The Suns embarked on their recent five-game road trip looking to reestablish themselves as a playoff team while giving hope to a loyal fan base.
A 3-0 start to extend the team’s winning streak to five games gave those fans hope and seemingly a reason to not give up on the season.
Sure, beating the New York Knicks was a good victory and a moral triumph after Amare Stoudemire’s new crew shellacked the Suns in Phoenix, but the other four victories came over teams with a combined 59-121 record. Three of those teams (Washington, New Jersey, Cleveland) are among the league’s six worst.
The question now becomes whether or not the Suns can beat fellow fringe teams such as the Charlotte Bobcats, who come to US Airways Center on Wednesday night with a 1-0 record against the Suns this season.
Many would pessimistically answer the question with a “no” based on the Suns’ inability to consistently beat lesser opponents. The Suns do, however, have the advantage of playing at home where they are a touch over .500 at 11-9.

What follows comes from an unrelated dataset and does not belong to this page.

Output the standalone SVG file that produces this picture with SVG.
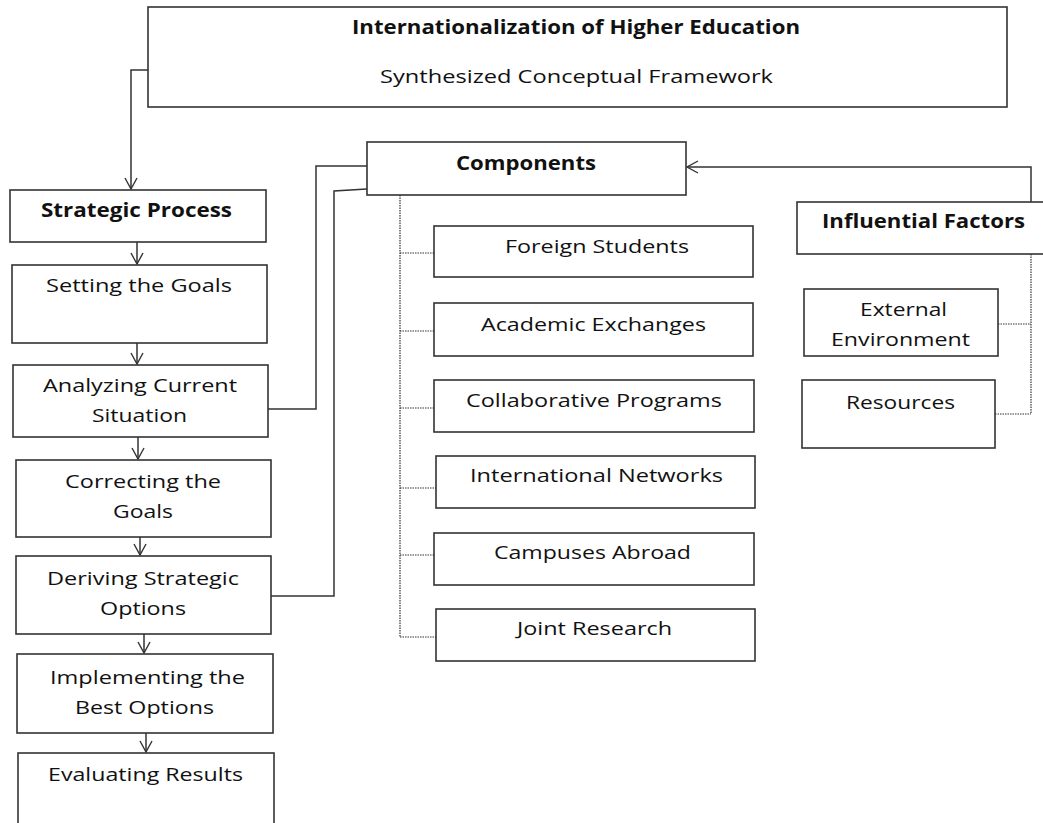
<svg xmlns="http://www.w3.org/2000/svg" width="1043" height="823" viewBox="0 0 1043 823">
<defs>
<marker id="arr" markerUnits="userSpaceOnUse" markerWidth="14" markerHeight="14" viewBox="0 0 14 14" refX="13" refY="7" orient="auto">
<path d="M2,1 L13,7 L2,13" fill="none" stroke="#333" stroke-width="1.4"/>
</marker>
</defs>
<style>
.box{fill:#fff;stroke:#333;stroke-width:1.6}
.t{font-family:"Open Sans","DejaVu Sans",sans-serif;font-size:19px;fill:#111}
.b{font-weight:bold}
.ln{fill:none;stroke:#333;stroke-width:1.5}
.dot{fill:none;stroke:#333;stroke-width:1.2;stroke-dasharray:1.5 1}
</style>
<rect width="1043" height="823" fill="#fff"/>
<g id="connectors">
<path class="ln" d="M148,70 H131 V189" marker-end="url(#arr)"/>
<path class="ln" d="M137,242 V264" marker-end="url(#arr)"/>
<path class="ln" d="M137,343 V364" marker-end="url(#arr)"/>
<path class="ln" d="M138,437 V459" marker-end="url(#arr)"/>
<path class="ln" d="M140,537 V555" marker-end="url(#arr)"/>
<path class="ln" d="M144,634 V653" marker-end="url(#arr)"/>
<path class="ln" d="M146,733 V752" marker-end="url(#arr)"/>
<path class="ln" d="M268,409 H316 V166 H367"/>
<path class="ln" d="M271,596 H334 V191 L367,189"/>
<path class="ln" d="M1031,202 V167 H687" marker-end="url(#arr)"/>
<path class="dot" d="M400,195 V637"/>
<path class="dot" d="M400,253 H434 M400,331 H434 M400,408 H434 M400,488 H436 M400,555 H434 M400,637 H436"/>
<path class="dot" d="M1031,254 V414"/>
<path class="dot" d="M998,324 H1031 M995,414 H1031"/>
</g>
<g id="n-title">
<rect class="box" x="148" y="7" width="859" height="100"/>
<text class="t b" x="352" y="34" textLength="448" lengthAdjust="spacingAndGlyphs">Internationalization of Higher Education</text>
<text class="t" x="380" y="83" textLength="393" lengthAdjust="spacingAndGlyphs">Synthesized Conceptual Framework</text>
</g>
<g id="n-strategic">
<rect class="box" x="10" y="190" width="256" height="52"/>
<text class="t b" x="41" y="217" textLength="191" lengthAdjust="spacingAndGlyphs">Strategic Process</text>
</g>
<g id="n-setting">
<rect class="box" x="12" y="265" width="255" height="78"/>
<text class="t" x="46" y="292" textLength="186" lengthAdjust="spacingAndGlyphs">Setting the Goals</text>
</g>
<g id="n-analyzing">
<rect class="box" x="13" y="365" width="255" height="72"/>
<text class="t" x="43" y="392" textLength="194" lengthAdjust="spacingAndGlyphs">Analyzing Current</text>
<text class="t" x="92" y="422" textLength="95" lengthAdjust="spacingAndGlyphs">Situation</text>
</g>
<g id="n-correcting">
<rect class="box" x="16" y="460" width="255" height="77"/>
<text class="t" x="65" y="488" textLength="156" lengthAdjust="spacingAndGlyphs">Correcting the</text>
<text class="t" x="113" y="518" textLength="60" lengthAdjust="spacingAndGlyphs">Goals</text>
</g>
<g id="n-deriving">
<rect class="box" x="16" y="556" width="255" height="78"/>
<text class="t" x="47" y="585" textLength="192" lengthAdjust="spacingAndGlyphs">Deriving Strategic</text>
<text class="t" x="100" y="615" textLength="86" lengthAdjust="spacingAndGlyphs">Options</text>
</g>
<g id="n-implementing">
<rect class="box" x="17" y="654" width="256" height="79"/>
<text class="t" x="50" y="684" textLength="195" lengthAdjust="spacingAndGlyphs">Implementing the</text>
<text class="t" x="75" y="714" textLength="139" lengthAdjust="spacingAndGlyphs">Best Options</text>
</g>
<g id="n-evaluating">
<rect class="box" x="18" y="753" width="256" height="80"/>
<text class="t" x="48" y="781" textLength="195" lengthAdjust="spacingAndGlyphs">Evaluating Results</text>
</g>
<g id="n-components">
<rect class="box" x="367" y="142" width="319" height="53"/>
<text class="t b" x="456" y="170" textLength="140" lengthAdjust="spacingAndGlyphs">Components</text>
</g>
<g id="n-foreign">
<rect class="box" x="434" y="226" width="319" height="51"/>
<text class="t" x="505" y="253" textLength="184" lengthAdjust="spacingAndGlyphs">Foreign Students</text>
</g>
<g id="n-academic">
<rect class="box" x="434" y="303" width="319" height="53"/>
<text class="t" x="481" y="331" textLength="225" lengthAdjust="spacingAndGlyphs">Academic Exchanges</text>
</g>
<g id="n-collab">
<rect class="box" x="434" y="380" width="320" height="52"/>
<text class="t" x="466" y="407" textLength="256" lengthAdjust="spacingAndGlyphs">Collaborative Programs</text>
</g>
<g id="n-intl">
<rect class="box" x="436" y="456" width="319" height="52"/>
<text class="t" x="470" y="482" textLength="253" lengthAdjust="spacingAndGlyphs">International Networks</text>
</g>
<g id="n-campuses">
<rect class="box" x="434" y="533" width="320" height="52"/>
<text class="t" x="494" y="559" textLength="197" lengthAdjust="spacingAndGlyphs">Campuses Abroad</text>
</g>
<g id="n-joint">
<rect class="box" x="436" y="609" width="319" height="52"/>
<text class="t" x="517" y="635" textLength="155" lengthAdjust="spacingAndGlyphs">Joint Research</text>
</g>
<g id="n-influential">
<rect class="box" x="797" y="202" width="260" height="52"/>
<text class="t b" x="822" y="228" textLength="203" lengthAdjust="spacingAndGlyphs">Influential Factors</text>
</g>
<g id="n-external">
<rect class="box" x="804" y="289" width="194" height="67"/>
<text class="t" x="860" y="316" textLength="87" lengthAdjust="spacingAndGlyphs">External</text>
<text class="t" x="831" y="346" textLength="139" lengthAdjust="spacingAndGlyphs">Environment</text>
</g>
<g id="n-resources">
<rect class="box" x="802" y="380" width="193" height="68"/>
<text class="t" x="846" y="409" textLength="109" lengthAdjust="spacingAndGlyphs">Resources</text>
</g>
</svg>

Though the Suns are no longer the NBA’s least-efficient defensive team (congratulations, Toronto Raptors), the standard complaint may not be the team’s biggest problem right now. Right now, sloppy basketball is killing the Suns.
Over the 3-2 road trip, the Suns averaged 16 turnovers per game for an average of 20 points. Steve Nash averaged 4.6 per game, one more than his season average of 3.59. The team’s current season average of 14.8 turnovers per game is tied for 21st in the league.

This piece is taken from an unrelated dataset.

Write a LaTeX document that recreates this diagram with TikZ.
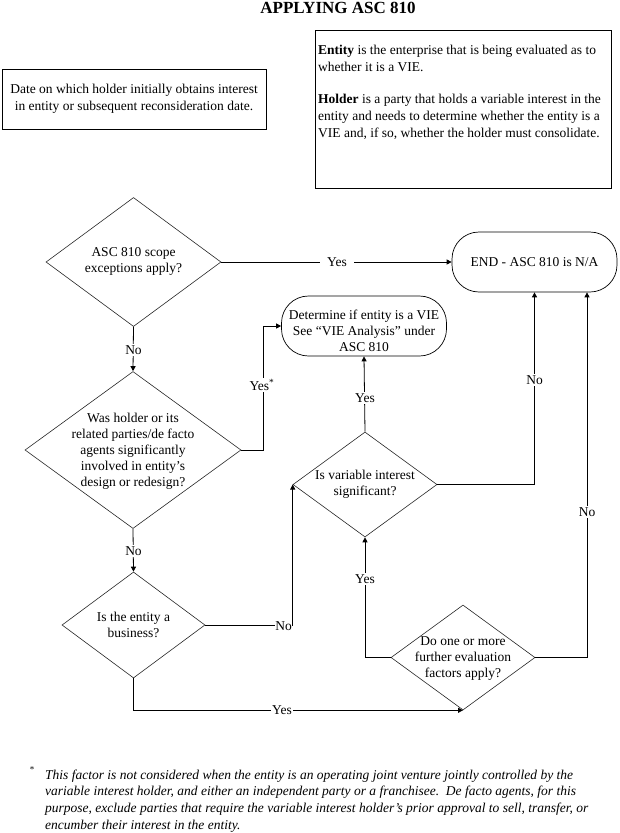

Such numbers lead to an inevitable question: If bad teams like Cleveland and New Jersey can force the ball out of the Suns’ hands, what can the NBA’s best do? The Suns may soon find out, as they take on the Eastern Conference-leading Boston Celtics on Friday.
Since Larry Brown was fired as head coach of the Bobcats and replaced with Paul Silas, the Bobcats have gone 9-6. More telling though is their 4-1 record against the Suns in the pair’s last five meetings.
In the Nov. 20 game in Charlotte this season, the Bobcats topped the Suns in rebounds, assists, shooting percentage and blocks (and most importantly, points). Taking on the Bobcats may not be what the Suns need to get back on a winning track.
Further struggles could see Suns coach Alvin Gentry tinker with the team’s lineup and rotations even more. Against the 76ers on Monday, little-used forward Mickael Pietrus saw the floor, and more amazing was 20 minutes of action for Josh Childress.
In those 20 minutes, Childress didn’t make much of a case for himself offensively, but did help the Suns get a number of defensive stops during a late-game surge that cut the margin of defeat to 10 points.
Who plays when is just one of the many questions still floating around unanswered on Planet Orange right now. The Suns’ recent play has allowed them to avoid the ultimate question of what direction to take, but with the season more than half over and the trade deadline less than a month away, the team may have to face a tough decision.